Tweed-New Haven chief Tim Larson vowed to contest the federal government’s decision to close his airport’s air traffic control tower due to automatic budget cuts.
Larson was notified late Tuesday that the Federal Aviation Administration (FAA) plans to yank funding from Tweed’s air traffic control tower.
The move would threaten the airport’s long-term viability; it’s not clear if Tweed would have to close. The cuts come due to the federal “sequester,” automatic budget cuts forced by a failure of Democrats and Republicans in Washington to hatch a budget deal.
The FAA plans to close the tower on April 7, according to U.S. Sen. Dick Blumenthal.
Tweed’s fate has been up in the air since two weeks ago, when the airport learned it may lose its air traffic control tower. Airport Director Tim Larson said losing the tower wouldn’t immediately force the airport to close, but it would threaten the airport’s viability if the sole commercial airline, US Airways, chooses to stop serving the airport. US Airways currently runs four round-trip flights to Philadelphia from Tweed every day. Airline officials could not be reached for comment Wednesday; nor could Larson.
Larson said Tweed plans to appeal the decision. He said he does not know whether US Airways will pull out from the airport, nor whether Tweed would have to close. He plans to meet Thursday with US Airways and all other airport vendors to come up with a strategy to save the airport’s tower.
“We think we have a tremendous case for national security interest and volume,” Larson said.
He noted that Tweed does a lot of business with the FBI, which has an office in New Haven. Yale-New Haven Hospital, which uses the airport for medical flights, is a “huge proponent of the airport,” he added. If the tower closes, there would lots of medical flights that would have to be diverted, he said.
US Airways lifts 40,000 people into the air per year, according to Larson. In addition to the commercial flights, smaller, chartered planes make 75,000 departures per year.
“There are tons of other airports that are not our size and have smaller volumes,” Larson said.
Mayor John DeStefano said he learned of the tower’s slated closure Tuesday. He said he could not predict what it means for the airport’s fate: “We’re exploring what this is going to practically mean now.”
Local and statewide Democratic politicians have blasted Republicans in Washington for failing to come up with a solution to avoid the cuts.
Blumenthal said the FAA notified his office Wednesday that it plans to stop funding air traffic control towers at Connecticut’s six small airports—Sikorsky Memorial, Danbury Municipal, Groton-New London, Hartford-Brainard, Tweed-New Haven and Waterbury-Oxford—on April 7, because of the sequester.
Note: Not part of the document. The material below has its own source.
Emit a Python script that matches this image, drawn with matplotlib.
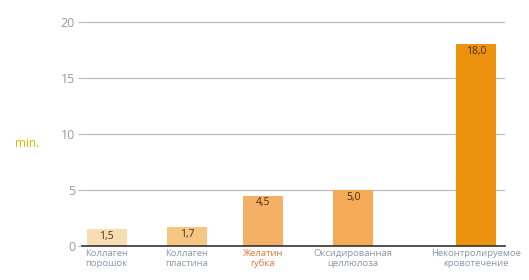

He said he and the Connecticut delegation plan to “urge” the federal Department of Transportation to reverse the decision and keep Tweed open. Closing the air traffic control tower will “curtail or eliminate” commercial air traffic from Tweed, he predicted.
“We’ll make use of any possible avenue of redress or relief” to save Tweed, he said. In addition to the 120 people directly employed by Tweed, “hundreds if not thousands of good jobs” would be at risk as “a result of the ripple effect that Tweed’s closing would cause.”
Tweed has “enormous prospects for growth in commercial traffic, which would be largely eviscerated” by the loss of the air traffic control tower, Blumenthal argued. He called the cut “another example of the very preventable and unnecessary harmful effect of this slashing-across-the-board spending cuts.”
Blumenthal said he plans to work with a bipartisan coalition seeking to end the sequester. In the short-term, he will be asking “why Tweed?” He said preserving Tweed’s commercial flights is important; other small airports offer no commercial flights.
The FAA declined to confirm that it has made a final decision to close Tweed’s tower. In a speech delivered Wednesday, FAA Administrator Michael Huerta said “we are contemplating the closure” of “a large number of the 238 air traffic control towers that have fewer than 150,000 total flight operations,” and fewer than 10,000 commercial flight operations per year. That list includes Tweed and the five other Connecticut airports listed above; it does not include Bradley International Airport.
In a joint statement Wednesday afternoon, Connecticut’s delegation to Washington blasted the cuts.
“This move, which is entirely preventable, will have a direct impact on the residents employed by these airports who could lose their jobs, the local economies that rely on these facilities and the safety of our airports,” the delegation wrote. “We will continue our efforts to reverse the sequester and work toward a bipartisan compromise that will avoid these arbitrary across-the-board cuts that threaten to cause job losses in industries throughout the Connecticut economy.”